Sin duda los sentimientos que me han sacudido este mes poselectoral son variados. El primero es de ira por los atropellos sin antecedentes a la poca y precaria institucionalidad existente, ahora completamente demolida. Por la persecución, tortura y prisión contra aquellos que solo cumplieron con su deber en el proceso electoral o manifestaron su alegría y su cólera por el triunfo alcanzado y luego por su artera negación. Y, por supuesto, por el futuro de un desatado crecimiento del despotismo que emule los peores que en el planeta existen.
Digamos también que de tristeza porque es posible que Venezuela que tanto ha sufrido en este cuarto de siglo va a entrar en una etapa todavía peor, lo que parecía imposible, y habrá más millones de migrantes sin destino, más familias desechas, más decibeles de miseria, más encarcelados sin razones, más lógica soldadesca, más noches sin estrellas. Y, por ende, una sanación cada día más distante y que hoy aparece tan difícil.
¿Esperanza? Sí, después y a pesar de lo antes dicho. La esperanza que pretende no nacer de la ingenuidad y la ceguera. Sino aquella que trata de brotar de la lucidez, de la aceptación de lo siniestro, del duelo, pero que no descarta que de repente puede brotar la luz. Digamos, de la reacción popular ahora cohesionada por una dama fantástica, de la solidaridad de vecinos internacionales cercanos y lejanos que nunca fueron tantos y tan efusivos con la tragedia venezolana. De los que creemos que esto ya no es país y que solo un esfuerzo prodigioso, ahora o después, puede devolverle su aura y su rostro y sus virtudes legítimas.

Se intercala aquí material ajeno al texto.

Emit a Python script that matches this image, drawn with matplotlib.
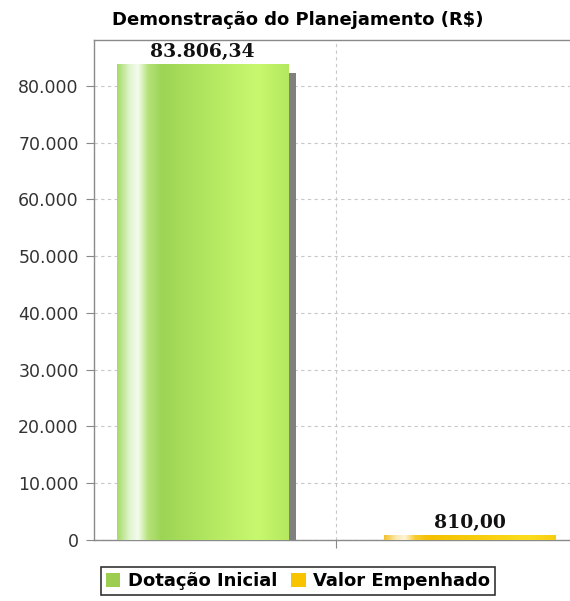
import numpy as np
import matplotlib
matplotlib.use("Agg")
import matplotlib.pyplot as plt
from matplotlib.colors import LinearSegmentedColormap
from matplotlib.patches import Rectangle
from matplotlib.transforms import ScaledTranslation

# data
series = ["Dotação Inicial", "Valor Empenhado"]
values = [83806.34, 810.00]
value_labels = ["83.806,34", "810,00"]
yticks = [0, 10000, 20000, 30000, 40000, 50000, 60000, 70000, 80000]
ytick_labels = ["0", "10.000", "20.000", "30.000", "40.000", "50.000", "60.000", "70.000", "80.000"]
title = "Demonstração do Planejamento (R$)"

green_cmap = LinearSegmentedColormap.from_list("g", [
    (0.0, "#a6da66"), (0.07, "#dff4cc"), (0.12, "#f4fcee"), (0.18, "#b6e27a"),
    (0.26, "#9cd454"), (0.55, "#b4e862"), (0.82, "#c8f86e"), (1.0, "#b4e85e")])
yellow_cmap = LinearSegmentedColormap.from_list("y", [
    (0.0, "#f2c230"), (0.07, "#fbe9b0"), (0.12, "#fff4d8"), (0.18, "#f8cc30"),
    (0.26, "#f4c000"), (0.6, "#f8d010"), (0.85, "#fcdc20"), (1.0, "#f6cc10")])
cmaps = [green_cmap, yellow_cmap]
legend_colors = ["#9ccc50", "#f8c400"]

fig = plt.figure(figsize=(5.70, 6.01), dpi=100)
ax = fig.add_axes([94 / 570, 1 - 540 / 601, (570 - 94) / 570, (540 - 40) / 601])

x = np.arange(len(values))
width = 0.64
bars = ax.bar(x, values, width=width, color="none", zorder=3)

shadow_tr = ax.transData + ScaledTranslation(8 / 100, -9 / 100, fig.dpi_scale_trans)
grad = np.linspace(0, 1, 256).reshape(1, -1)
for b, cm, lab in zip(bars, cmaps, value_labels):
    bx, by, bw, bh = b.get_x(), b.get_y(), b.get_width(), b.get_height()
    ax.add_patch(Rectangle((bx, by), bw, bh, facecolor="#808080", edgecolor="none",
                           transform=shadow_tr, zorder=2, clip_on=True))
    ax.imshow(grad, cmap=cm, aspect="auto", extent=(bx, bx + bw, by, by + bh),
              zorder=3, interpolation="bilinear")
    ax.text(bx + bw / 2, by + bh + 600, lab, ha="center", va="bottom",
            fontsize=13.5, fontweight="bold", family="DejaVu Serif", color="#111111")

ax.set_xlim(-0.405, 1.374)
ax.set_ylim(0, 88100)
ax.set_yticks(yticks)
ax.set_yticklabels(ytick_labels, fontsize=12.5, color="#333333")
ax.set_xticks([0.5])
ax.set_xticklabels([""])
ax.tick_params(axis="both", length=6, color="#888888", width=0.8, pad=5)
ax.grid(True, linestyle=(0, (3, 3)), color="#c8c8c8", linewidth=0.8, zorder=0)

ax.spines["right"].set_visible(False)
for side in ["left", "bottom", "top"]:
    ax.spines[side].set_color("#8a8a8a")
    ax.spines[side].set_linewidth(1.0)

fig.text(298 / 570, 1 - 20 / 601, title, ha="center", va="center",
         fontsize=13, fontweight="bold", family="DejaVu Sans")

handles = [Rectangle((0, 0), 1, 1, facecolor=c, edgecolor="none") for c in legend_colors]
leg = fig.legend(handles, series, loc="center", bbox_to_anchor=(298 / 570, 1 - 581 / 601),
                 ncol=2, frameon=True, fancybox=False, handlelength=0.8, handleheight=0.8,
                 handletextpad=0.4, columnspacing=0.8, borderpad=0.3,
                 prop={"weight": "bold", "size": 13})
leg.get_frame().set_edgecolor("black")
leg.get_frame().set_linewidth(1.2)

fig.savefig("out.png", dpi=100)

Pero yo quiero subrayar otro estado anímico, muy vivo en mí en estos días de sombra. El específico de la humillación. Ese que la Real Academia define en una acepción, entre otras, como lo que atenta contra nuestra dignidad o amor propio. Eso me sucede, e imagino que conmigo a la gran mayoría, porque se nos ha mentido sin máscara alguna, a pleno sol, sin respetar la mínima convivencia que supone la voluntad de verdad que se burla quién sabe hasta cuándo, y sin la cual no hay ética, ni comunidad. La mentira sostenida solo por la violencia, por las armas, contra los derechos de todos y cada uno de los ciudadanos, multiplicándose cada día porque es su naturaleza.
Nadie debe saber qué va a pasar en Venezuela en lo inmediato, ¿o usted lo sabe? Yo espero que a mis muchos años pueda ver una luz distinta, la democracia a secas, después vendrá el resto, que ilumine mi país, el único que he tenido. Si no espero que mis hijos y nietos tengan otro cuento que contar. Por ahora lo que sé es que no me quiero callar.